● Work to do: Quote the records that follow in full, leaving the pictures out.
------ The input ------
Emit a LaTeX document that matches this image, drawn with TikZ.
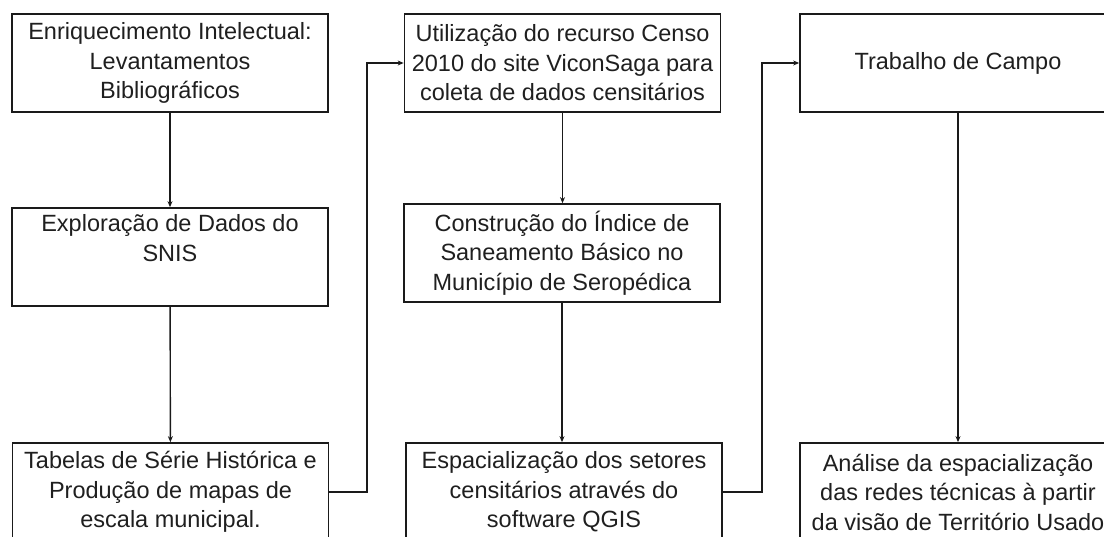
\documentclass[tikz,border=0pt]{standalone}
\usepackage{fontspec}
\setmainfont{Liberation Sans}
\usetikzlibrary{arrows.meta}
\definecolor{txt}{HTML}{1F1F1F}
\definecolor{ln}{HTML}{1A1A1A}
\begin{document}
\begin{tikzpicture}[x=1pt,y=-1pt,
  box/.style={draw=ln,line width=1.7pt,rectangle,minimum width=316pt,minimum height=98pt,
    inner sep=0pt,align=center,text=txt,font=\fontsize{23.5}{29.5}\selectfont},
  conn/.style={draw=ln,line width=1.4pt,-{Stealth[length=6pt,width=5pt]}}]
\useasboundingbox (0,0) rectangle (1104,537);
\clip (0,0) rectangle (1104,537);
\node[box] (b1) at (170,63) {Enriquecimento Intelectual:\\Levantamentos\\Bibliográficos};
\node[box] (b2) at (170,257) {Exploração de Dados do\\SNIS\\\strut};
\node[box] (b3) at (170.5,492) {Tabelas de Série Histórica e\\Produção de mapas de\\escala municipal.};
\node[box] (b4) at (562.5,63) {Utilização do recurso Censo\\2010 do site ViconSaga para\\coleta de dados censitários};
\node[box] (b5) at (562,253) {Construção do Índice de\\Saneamento Básico no\\Município de Seropédica};
\node[box] (b6) at (564,492) {Espacialização dos setores\\censitários através do\\software QGIS};
\node[box] (b7) at (958,63) {Trabalho de Campo};
\node[box] (b8) at (958,492) {Análise da espacialização\\das redes técnicas à partir\\da visão de Território Usado};
\coordinate (c1) at (367,0);
\coordinate (c2) at (762,0);
\draw[conn] (b1) -- (b2);
\draw[conn] (b2) -- (b3);
\draw[conn] (b3.east) -- (b3.east -| c1) -- (b4.west -| c1) -- (b4.west);
\draw[conn] (b4.south) -- (b5.north -| b4.south);
\draw[conn] (b5.south) -- (b6.north -| b5.south);
\draw[conn] (b6.east) -- (b6.east -| c2) -- (b7.west -| c2) -- (b7.west);
\draw[conn] (b7) -- (b8);
\end{tikzpicture}
\end{document}
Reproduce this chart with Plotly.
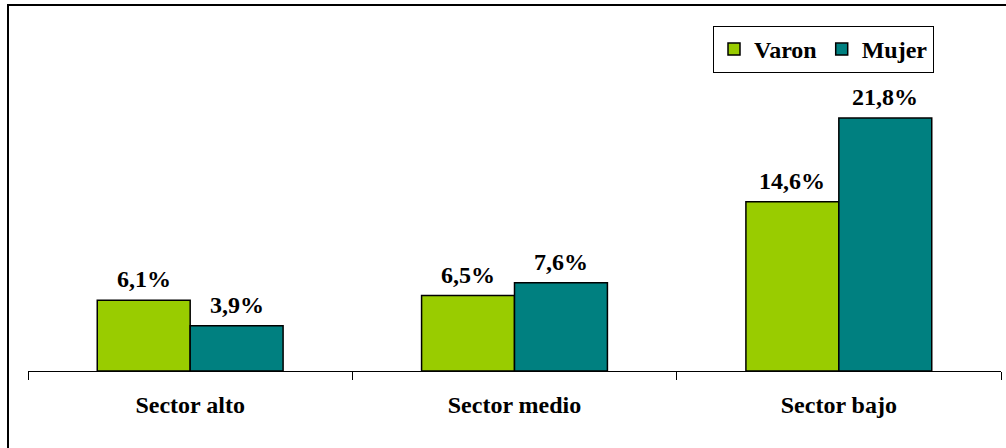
------
● Task answer:
Emit a LaTeX document that matches this image, drawn with TikZ.
\documentclass[tikz,border=0pt]{standalone}
\usepackage{fontspec}
\setmainfont{Liberation Sans}
\usetikzlibrary{arrows.meta}
\definecolor{txt}{HTML}{1F1F1F}
\definecolor{ln}{HTML}{1A1A1A}
\begin{document}
\begin{tikzpicture}[x=1pt,y=-1pt,
  box/.style={draw=ln,line width=1.7pt,rectangle,minimum width=316pt,minimum height=98pt,
    inner sep=0pt,align=center,text=txt,font=\fontsize{23.5}{29.5}\selectfont},
  conn/.style={draw=ln,line width=1.4pt,-{Stealth[length=6pt,width=5pt]}}]
\useasboundingbox (0,0) rectangle (1104,537);
\clip (0,0) rectangle (1104,537);
\node[box] (b1) at (170,63) {Enriquecimento Intelectual:\\Levantamentos\\Bibliográficos};
\node[box] (b2) at (170,257) {Exploração de Dados do\\SNIS\\\strut};
\node[box] (b3) at (170.5,492) {Tabelas de Série Histórica e\\Produção de mapas de\\escala municipal.};
\node[box] (b4) at (562.5,63) {Utilização do recurso Censo\\2010 do site ViconSaga para\\coleta de dados censitários};
\node[box] (b5) at (562,253) {Construção do Índice de\\Saneamento Básico no\\Município de Seropédica};
\node[box] (b6) at (564,492) {Espacialização dos setores\\censitários através do\\software QGIS};
\node[box] (b7) at (958,63) {Trabalho de Campo};
\node[box] (b8) at (958,492) {Análise da espacialização\\das redes técnicas à partir\\da visão de Território Usado};
\coordinate (c1) at (367,0);
\coordinate (c2) at (762,0);
\draw[conn] (b1) -- (b2);
\draw[conn] (b2) -- (b3);
\draw[conn] (b3.east) -- (b3.east -| c1) -- (b4.west -| c1) -- (b4.west);
\draw[conn] (b4.south) -- (b5.north -| b4.south);
\draw[conn] (b5.south) -- (b6.north -| b5.south);
\draw[conn] (b6.east) -- (b6.east -| c2) -- (b7.west -| c2) -- (b7.west);
\draw[conn] (b7) -- (b8);
\end{tikzpicture}
\end{document}
Reproduce this chart with Plotly.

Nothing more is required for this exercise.